EXERCISE: Your task is to copy the listing exactly, with the pictures left out.

______________________________

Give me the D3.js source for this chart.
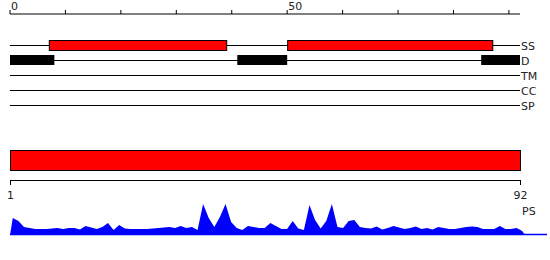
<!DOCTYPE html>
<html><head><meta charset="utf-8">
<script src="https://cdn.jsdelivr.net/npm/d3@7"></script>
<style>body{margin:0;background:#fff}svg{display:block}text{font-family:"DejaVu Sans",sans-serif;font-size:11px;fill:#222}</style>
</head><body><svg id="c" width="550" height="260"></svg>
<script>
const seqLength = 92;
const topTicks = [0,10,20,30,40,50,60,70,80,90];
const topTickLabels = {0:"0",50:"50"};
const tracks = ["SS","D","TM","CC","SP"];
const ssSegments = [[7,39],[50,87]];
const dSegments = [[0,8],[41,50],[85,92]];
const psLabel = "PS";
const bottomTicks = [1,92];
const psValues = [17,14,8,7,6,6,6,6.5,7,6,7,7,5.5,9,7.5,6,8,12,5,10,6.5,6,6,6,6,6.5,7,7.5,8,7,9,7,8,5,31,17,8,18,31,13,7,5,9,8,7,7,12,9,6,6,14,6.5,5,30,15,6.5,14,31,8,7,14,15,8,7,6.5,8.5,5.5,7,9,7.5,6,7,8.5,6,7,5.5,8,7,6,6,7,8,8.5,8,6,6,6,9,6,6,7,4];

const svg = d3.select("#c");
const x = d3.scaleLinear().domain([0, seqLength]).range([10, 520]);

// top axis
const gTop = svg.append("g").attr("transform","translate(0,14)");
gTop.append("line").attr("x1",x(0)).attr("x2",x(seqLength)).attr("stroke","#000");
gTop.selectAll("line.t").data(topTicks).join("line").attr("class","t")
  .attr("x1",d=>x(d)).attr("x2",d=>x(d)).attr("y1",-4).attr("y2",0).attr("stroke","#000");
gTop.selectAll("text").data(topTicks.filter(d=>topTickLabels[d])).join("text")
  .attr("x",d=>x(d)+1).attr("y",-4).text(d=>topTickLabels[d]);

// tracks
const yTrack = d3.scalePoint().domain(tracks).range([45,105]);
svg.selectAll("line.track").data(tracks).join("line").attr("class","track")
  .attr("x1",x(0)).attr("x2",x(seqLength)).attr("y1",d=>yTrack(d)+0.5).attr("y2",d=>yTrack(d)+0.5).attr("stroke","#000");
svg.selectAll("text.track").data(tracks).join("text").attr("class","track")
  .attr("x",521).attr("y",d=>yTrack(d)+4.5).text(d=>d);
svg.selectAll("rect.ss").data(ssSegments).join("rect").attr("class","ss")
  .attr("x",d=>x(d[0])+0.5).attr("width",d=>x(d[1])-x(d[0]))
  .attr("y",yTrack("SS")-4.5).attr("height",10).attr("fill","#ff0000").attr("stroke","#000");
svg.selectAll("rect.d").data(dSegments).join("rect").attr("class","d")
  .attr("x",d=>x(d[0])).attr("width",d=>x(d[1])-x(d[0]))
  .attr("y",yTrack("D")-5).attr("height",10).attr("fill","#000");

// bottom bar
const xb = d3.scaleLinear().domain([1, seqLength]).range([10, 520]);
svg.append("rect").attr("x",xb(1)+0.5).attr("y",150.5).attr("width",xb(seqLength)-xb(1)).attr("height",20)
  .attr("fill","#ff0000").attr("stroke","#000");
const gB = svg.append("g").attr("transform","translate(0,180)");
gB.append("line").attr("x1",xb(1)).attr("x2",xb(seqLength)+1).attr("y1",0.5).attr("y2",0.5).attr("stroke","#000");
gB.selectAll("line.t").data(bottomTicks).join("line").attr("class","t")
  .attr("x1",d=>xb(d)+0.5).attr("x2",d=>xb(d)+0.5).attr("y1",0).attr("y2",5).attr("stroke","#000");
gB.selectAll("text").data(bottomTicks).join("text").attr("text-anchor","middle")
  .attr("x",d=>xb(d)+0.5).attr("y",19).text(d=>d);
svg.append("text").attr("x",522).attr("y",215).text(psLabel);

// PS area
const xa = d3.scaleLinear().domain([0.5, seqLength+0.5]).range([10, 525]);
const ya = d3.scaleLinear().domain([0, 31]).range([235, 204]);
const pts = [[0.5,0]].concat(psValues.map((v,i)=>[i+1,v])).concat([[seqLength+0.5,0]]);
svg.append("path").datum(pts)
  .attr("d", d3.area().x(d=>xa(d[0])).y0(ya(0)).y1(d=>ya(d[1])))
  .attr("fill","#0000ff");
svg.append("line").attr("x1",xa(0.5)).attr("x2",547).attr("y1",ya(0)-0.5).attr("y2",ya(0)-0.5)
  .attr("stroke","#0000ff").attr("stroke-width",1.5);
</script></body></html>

______________________________

FINAL RESULT:
Give me the D3.js source for this chart.
<!DOCTYPE html>
<html><head><meta charset="utf-8">
<script src="https://cdn.jsdelivr.net/npm/d3@7"></script>
<style>body{margin:0;background:#fff}svg{display:block}text{font-family:"DejaVu Sans",sans-serif;font-size:11px;fill:#222}</style>
</head><body><svg id="c" width="550" height="260"></svg>
<script>
const seqLength = 92;
const topTicks = [0,10,20,30,40,50,60,70,80,90];
const topTickLabels = {0:"0",50:"50"};
const tracks = ["SS","D","TM","CC","SP"];
const ssSegments = [[7,39],[50,87]];
const dSegments = [[0,8],[41,50],[85,92]];
const psLabel = "PS";
const bottomTicks = [1,92];
const psValues = [17,14,8,7,6,6,6,6.5,7,6,7,7,5.5,9,7.5,6,8,12,5,10,6.5,6,6,6,6,6.5,7,7.5,8,7,9,7,8,5,31,17,8,18,31,13,7,5,9,8,7,7,12,9,6,6,14,6.5,5,30,15,6.5,14,31,8,7,14,15,8,7,6.5,8.5,5.5,7,9,7.5,6,7,8.5,6,7,5.5,8,7,6,6,7,8,8.5,8,6,6,6,9,6,6,7,4];

const svg = d3.select("#c");
const x = d3.scaleLinear().domain([0, seqLength]).range([10, 520]);

// top axis
const gTop = svg.append("g").attr("transform","translate(0,14)");
gTop.append("line").attr("x1",x(0)).attr("x2",x(seqLength)).attr("stroke","#000");
gTop.selectAll("line.t").data(topTicks).join("line").attr("class","t")
  .attr("x1",d=>x(d)).attr("x2",d=>x(d)).attr("y1",-4).attr("y2",0).attr("stroke","#000");
gTop.selectAll("text").data(topTicks.filter(d=>topTickLabels[d])).join("text")
  .attr("x",d=>x(d)+1).attr("y",-4).text(d=>topTickLabels[d]);

// tracks
const yTrack = d3.scalePoint().domain(tracks).range([45,105]);
svg.selectAll("line.track").data(tracks).join("line").attr("class","track")
  .attr("x1",x(0)).attr("x2",x(seqLength)).attr("y1",d=>yTrack(d)+0.5).attr("y2",d=>yTrack(d)+0.5).attr("stroke","#000");
svg.selectAll("text.track").data(tracks).join("text").attr("class","track")
  .attr("x",521).attr("y",d=>yTrack(d)+4.5).text(d=>d);
svg.selectAll("rect.ss").data(ssSegments).join("rect").attr("class","ss")
  .attr("x",d=>x(d[0])+0.5).attr("width",d=>x(d[1])-x(d[0]))
  .attr("y",yTrack("SS")-4.5).attr("height",10).attr("fill","#ff0000").attr("stroke","#000");
svg.selectAll("rect.d").data(dSegments).join("rect").attr("class","d")
  .attr("x",d=>x(d[0])).attr("width",d=>x(d[1])-x(d[0]))
  .attr("y",yTrack("D")-5).attr("height",10).attr("fill","#000");

// bottom bar
const xb = d3.scaleLinear().domain([1, seqLength]).range([10, 520]);
svg.append("rect").attr("x",xb(1)+0.5).attr("y",150.5).attr("width",xb(seqLength)-xb(1)).attr("height",20)
  .attr("fill","#ff0000").attr("stroke","#000");
const gB = svg.append("g").attr("transform","translate(0,180)");
gB.append("line").attr("x1",xb(1)).attr("x2",xb(seqLength)+1).attr("y1",0.5).attr("y2",0.5).attr("stroke","#000");
gB.selectAll("line.t").data(bottomTicks).join("line").attr("class","t")
  .attr("x1",d=>xb(d)+0.5).attr("x2",d=>xb(d)+0.5).attr("y1",0).attr("y2",5).attr("stroke","#000");
gB.selectAll("text").data(bottomTicks).join("text").attr("text-anchor","middle")
  .attr("x",d=>xb(d)+0.5).attr("y",19).text(d=>d);
svg.append("text").attr("x",522).attr("y",215).text(psLabel);

// PS area
const xa = d3.scaleLinear().domain([0.5, seqLength+0.5]).range([10, 525]);
const ya = d3.scaleLinear().domain([0, 31]).range([235, 204]);
const pts = [[0.5,0]].concat(psValues.map((v,i)=>[i+1,v])).concat([[seqLength+0.5,0]]);
svg.append("path").datum(pts)
  .attr("d", d3.area().x(d=>xa(d[0])).y0(ya(0)).y1(d=>ya(d[1])))
  .attr("fill","#0000ff");
svg.append("line").attr("x1",xa(0.5)).attr("x2",547).attr("y1",ya(0)-0.5).attr("y2",ya(0)-0.5)
  .attr("stroke","#0000ff").attr("stroke-width",1.5);
</script></body></html>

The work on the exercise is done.